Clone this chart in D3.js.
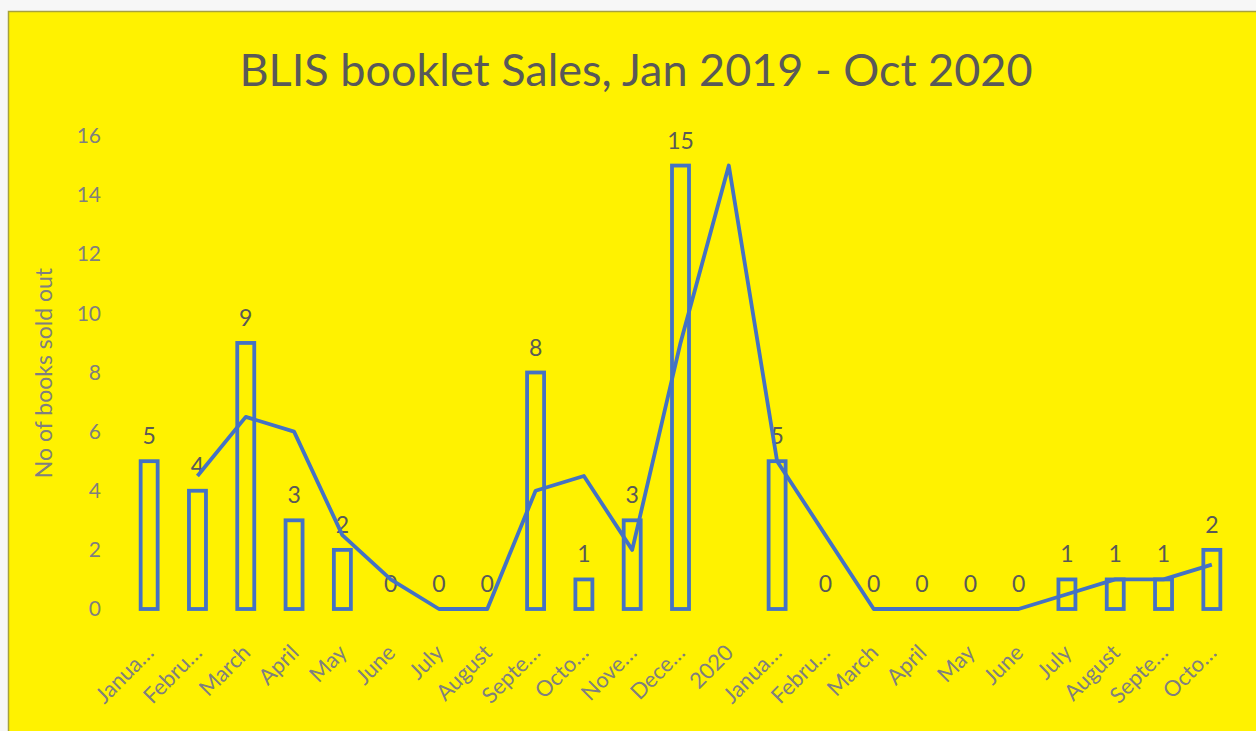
<!DOCTYPE html>
<html>
<head>
<meta charset="utf-8">
<script src="https://cdnjs.cloudflare.com/ajax/libs/d3/7.8.5/d3.min.js"></script>
<style>
  body { margin: 0; background: #f7f7f7; }
  text { font-family: Lato, "Open Sans", sans-serif; }
</style>
</head>
<body>
<script>
const width = 1256,
      height = 731

// month labels as shown on the axis (truncated like the original)
const months = ['Janua…', 'Febru…', 'March', 'April', 'May', 'June', 'July', 'August',
    'Septe…', 'Octo…', 'Nove…', 'Dece…', '2020', 'Janua…', 'Febru…', 'March',
    'April', 'May', 'June', 'July', 'August', 'Septe…', 'Octo…']

// books sold per month (2020 is a separator with no value)
const sales = [5, 4, 9, 3, 2, 0, 0, 0, 8, 1, 3, 15, null, 5, 0, 0, 0, 0, 0, 1, 1, 1, 2]

// 2 period moving average trendline
const trend = [null, 4.5, 6.5, 6, 2.5, 1, 0, 0, 4, 4.5, 2, 9, 15, 5, 2.5, 0, 0, 0, 0, 0.5, 1, 1, 1.5]

const yTicks = [0, 2, 4, 6, 8, 10, 12, 14, 16]

const blue = '#4472c4'

const svg = d3.select('body').append('svg')
    .attr('width', width)
    .attr('height', height)

// chart background
svg.append('rect')
    .attr('x', 8.5)
    .attr('y', 11.5)
    .attr('width', width)
    .attr('height', height)
    .style('fill', '#fff200')
    .style('stroke', '#a6a23c')
    .style('stroke-width', 1.5)

svg.append('text')
    .attr('x', 636)
    .attr('y', 86)
    .attr('text-anchor', 'middle')
    .style('font-size', '45px')
    .style('fill', '#595959')
    .text('BLIS booklet Sales, Jan 2019 - Oct 2020')

const x = d3.scaleBand()
    .domain(d3.range(months.length))
    .range([125, 1236])

const y = d3.scaleLinear()
    .domain([0, 16])
    .range([609, 136])

// y axis (no line, just labels)
const yAxis = svg.append('g')
    .attr('transform', 'translate(101,0)')
    .call(d3.axisLeft(y).tickValues(yTicks).tickSize(0).tickPadding(0))
yAxis.select('.domain').remove()
yAxis.selectAll('text')
    .style('font-family', 'Lato, sans-serif')
    .style('font-size', '21px')
    .style('fill', '#7f7f7f')

svg.append('text')
    .attr('transform', 'translate(52,373) rotate(-90)')
    .attr('text-anchor', 'middle')
    .style('font-size', '23px')
    .style('fill', '#7f7f7f')
    .text('No of books sold out')

// x axis labels rotated
const xAxis = svg.append('g')
    .attr('transform', 'translate(0,609)')
    .call(d3.axisBottom(x).tickFormat(i => months[i]).tickSize(0))
xAxis.select('.domain').remove()
xAxis.selectAll('text')
    .style('font-family', 'Lato, sans-serif')
    .style('font-size', '22px')
    .style('fill', '#7f7f7f')
    .attr('text-anchor', 'end')
    .attr('y', 0)
    .attr('dy', 0)
    .attr('transform', 'translate(6,45) rotate(-45)')

// hollow bars
const barW = 17
svg.selectAll('rect.bar')
    .data(sales.map((v, i) => ({ v, i })).filter(d => d.v !== null && d.v > 0))
    .enter()
    .append('rect')
        .attr('class', 'bar')
        .attr('x', d => x(d.i) + x.bandwidth() / 2 - barW / 2)
        .attr('y', d => y(d.v))
        .attr('width', barW)
        .attr('height', d => y(0) - y(d.v))
        .style('fill', 'none')
        .style('stroke', blue)
        .style('stroke-width', 3.8)

// data labels
svg.selectAll('text.lbl')
    .data(sales.map((v, i) => ({ v, i })).filter(d => d.v !== null))
    .enter()
    .append('text')
        .attr('class', 'lbl')
        .attr('x', d => x(d.i) + x.bandwidth() / 2)
        .attr('y', d => y(d.v) - 17)
        .attr('text-anchor', 'middle')
        .style('font-size', '23px')
        .style('fill', '#595959')
        .text(d => d.v)

// trendline
const line = d3.line()
    .defined(d => d.v !== null)
    .x(d => x(d.i) + x.bandwidth() / 2)
    .y(d => y(d.v))

svg.append('path')
    .datum(trend.map((v, i) => ({ v, i })))
    .attr('d', line)
    .style('fill', 'none')
    .style('stroke', blue)
    .style('stroke-width', 3.8)
    .style('stroke-linejoin', 'round')
</script>
</body>
</html>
+ + + +
_WHAT YOU WILL DO_: Copy each line of the listing in which the word "chart" can be found.

_OUTPUT_:
Clone this chart in D3.js.
// chart background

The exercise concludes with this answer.